Source: Amanda Peterka, E&E reporter • Posted: Wednesday, November 20, 2013

There’s a new factor making its way into ongoing farm bill discussions: the falling price of corn.

Friendlier weather this year in the Midwest, the Agriculture Department’s recent rosy projections of a record corn crop, farmers taking lands out of conservation programs and higher yields of corn per acre this season have all contributed to the downward spiral in the price of corn over the past several weeks.

Last week’s proposal by the Obama administration to reduce next year’s ethanol mandate has brought the corn price into even sharper focus and lent a heightened importance to farm bill negotiations, the House’s agriculture leader said yesterday.

“There’s a sense of urgency amongst people who might have otherwise said, ‘I don’t need all of the various features; I might not even need a farm bill — I’m taken care of,'” said House Agriculture Chairman Frank Lucas (R-Okla.). “Now, suddenly, the price of corn comes down.

According to USDA data released Monday, the price of corn averaged $7.74 a bushel a year ago, largely because of the drought and, critics of the renewable fuel standard argue, the increased production of ethanol. On Monday, the price of corn was around $4.10 a bushel; USDA predicts that the average price of corn this year will be $4.50 a bushel.

Farmers who were well-off last year during the drought are now faced with the prospect of low corn prices for the coming weeks or months. Although the prices are higher than the $2-a-bushel price seen in farm country for most years between 1973 and 2006, the prices of inputs such as fertilizer and land have only continued to rise; a farm price of $4.25 a bushel is currently needed for corn growers to break even.

The increased supply and reduced demand have a rippling effect through the agricultural economy, given that corn is such a staple crop in the country.

“You eat it, you drink it, you burn it, you feed it. It’s an amazing product,” Lucas said. “When they go under pressure, it pulls everyone else down.”

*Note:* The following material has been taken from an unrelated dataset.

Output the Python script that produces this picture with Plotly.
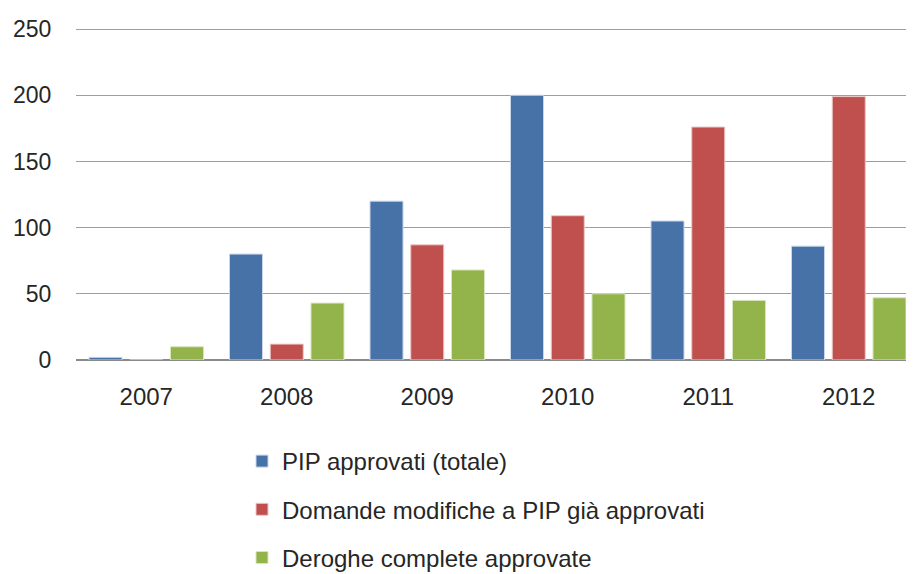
import plotly.graph_objects as go

years = ["2007", "2008", "2009", "2010", "2011", "2012"]
pip_approvati = [2, 80, 120, 200, 105, 86]
domande_modifiche = [0, 12, 87, 109, 176, 199]
deroghe_complete = [10, 43, 68, 50, 45, 47]

series_names = [
    "PIP approvati (totale)",
    "Domande modifiche a PIP già approvati",
    "Deroghe complete approvate",
]
y_ticks = [0, 50, 100, 150, 200, 250]

colors = ["#4672A8", "#C0504E", "#93B44B"]
edges = ["#C9D6E8", "#EBC8C7", "#D8E6BE"]

fig = go.Figure()
for i, (name, vals) in enumerate(zip(series_names,
                                     [pip_approvati, domande_modifiche, deroghe_complete])):
    fig.add_trace(go.Bar(
        x=years, y=vals, name=name, legendgroup=f"g{i}",
        marker=dict(color=colors[i], line=dict(color=edges[i], width=1)),
    ))

FONT = "Liberation Sans"
W, H = 914, 574
L, R, T, B = 68, 3, 20, 222
plot_h = H - T - B
plot_w = W - L - R
fig.update_layout(
    width=W, height=H,
    margin=dict(l=L, r=R, t=T, b=B, autoexpand=False),
    paper_bgcolor="white", plot_bgcolor="white",
    barmode="group", bargap=0.13, bargroupgap=0.19,
    font=dict(family=FONT, size=24, color="#262626"),
    legend=dict(
        x=(234 - L) / plot_w, y=1 - (431 - T) / plot_h,
        xanchor="left", yanchor="top",
        orientation="v", tracegroupgap=14,
        font=dict(family=FONT, size=24, color="#262626"),
        itemclick=False, itemwidth=30,
    ),
    xaxis=dict(
        type="category", range=[-0.5, 5.5],
        showgrid=False, showline=False, zeroline=False,
        ticks="outside", ticklen=15, tickcolor="rgba(0,0,0,0)",
        tickfont=dict(family=FONT, size=24, color="#262626"),
        tickangle=0,
    ),
    yaxis=dict(
        range=[0, 250.8], tickvals=y_ticks,
        showgrid=True, gridcolor="#9E9E9E", gridwidth=1.3,
        zeroline=True, zerolinecolor="#8A8A8A", zerolinewidth=1.5,
        showline=False,
        ticks="outside", ticklen=19, tickcolor="rgba(0,0,0,0)",
        tickfont=dict(family=FONT, size=23, color="#262626"),
    ),
)

fig.write_html("out.html")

Corn growers have slammed the decision by EPA last Friday to decrease the corn ethanol mandate next year by about 800 million gallons compared to this year, warning that it will drive the price down even further by creating a glut of corn in the market with no demand (E&ENews PM, Nov. 15).

“This recommendation is ill-advised and should be condemned by all consumers because it is damaging to our tenuous economy and shortsighted regarding the nation’s energy future,” said National Corn Growers Association President Martin Barbre.

For farm bill negotiations, EPA’s proposal and the various other factors driving down the price of corn mean that agricultural producers — including corn growers — are now facing uncertain economic times and more apt to support a robust safety net in the five-year legislation, Lucas predicted.

There’s a higher chance that the final farm bill conference report might overturn reforms that critics of farm subsidies have championed, including limits on the amount of payments that an individual farm can receive. Both the House version, H.R. 2642, and Senate version, S. 954, of the farm bill currently being negotiated by the 41-member bicameral conference committee contain a hard cap of $250,000 on farm payments to a farm. And both bills would close a loophole that allows large farms to collect higher payments.

“Get ready for another round of the litany of falsehoods from those forces wedded to keeping alive the current policy of no effective limits on subsidies per farm operation,” the National Sustainable Agriculture Coalition predicted Monday.

Along with affecting conversations on the commodity portion of the farm bill, EPA’s proposal Friday may provide a boost for rural energy programs, Senate Agriculture Chairwoman Debbie Stabenow (D-Mich.) said yesterday.

USDA partly uses the farm bill’s energy title to fund advanced biofuel projects across the country, and biofuel supporters may turn to it as their saving grace in the face of disappointment from the Obama administration.

“I think it makes it even more important to have a strong energy title because it’s going to be important that we continue to support the industry so that it doesn’t move backwards,” said Stabenow, who said she had spoken with EPA Administrator Gina McCarthy ahead of the proposed RFS targets last week to express her disappointment with the backtrack.

The next few weeks will be critical for the farm bill. Agriculture leaders hope to have some framework for an agreement by at least early next week and hope to have a final conference report on the House floor before the lower body leaves for the winter recess the morning of Dec. 13. The Senate would then take up the bill the following week.

But whether the farm bill, which Congress has worked on for more than three years, will actually be done by then is up in the air. There’s still a huge gap between the Senate version’s proposed $4 billion cut to the national food stamp program and the House’s proposed reduction of $39 billion.

“This is a body that tends to turn an hour into a day, a day into a week, a week into a month, a month into a year,” Lucas said. “This just needs to be done. The folks back home deserve certainty.”

He added: “I deserve to get off my Zantac — figuratively speaking.”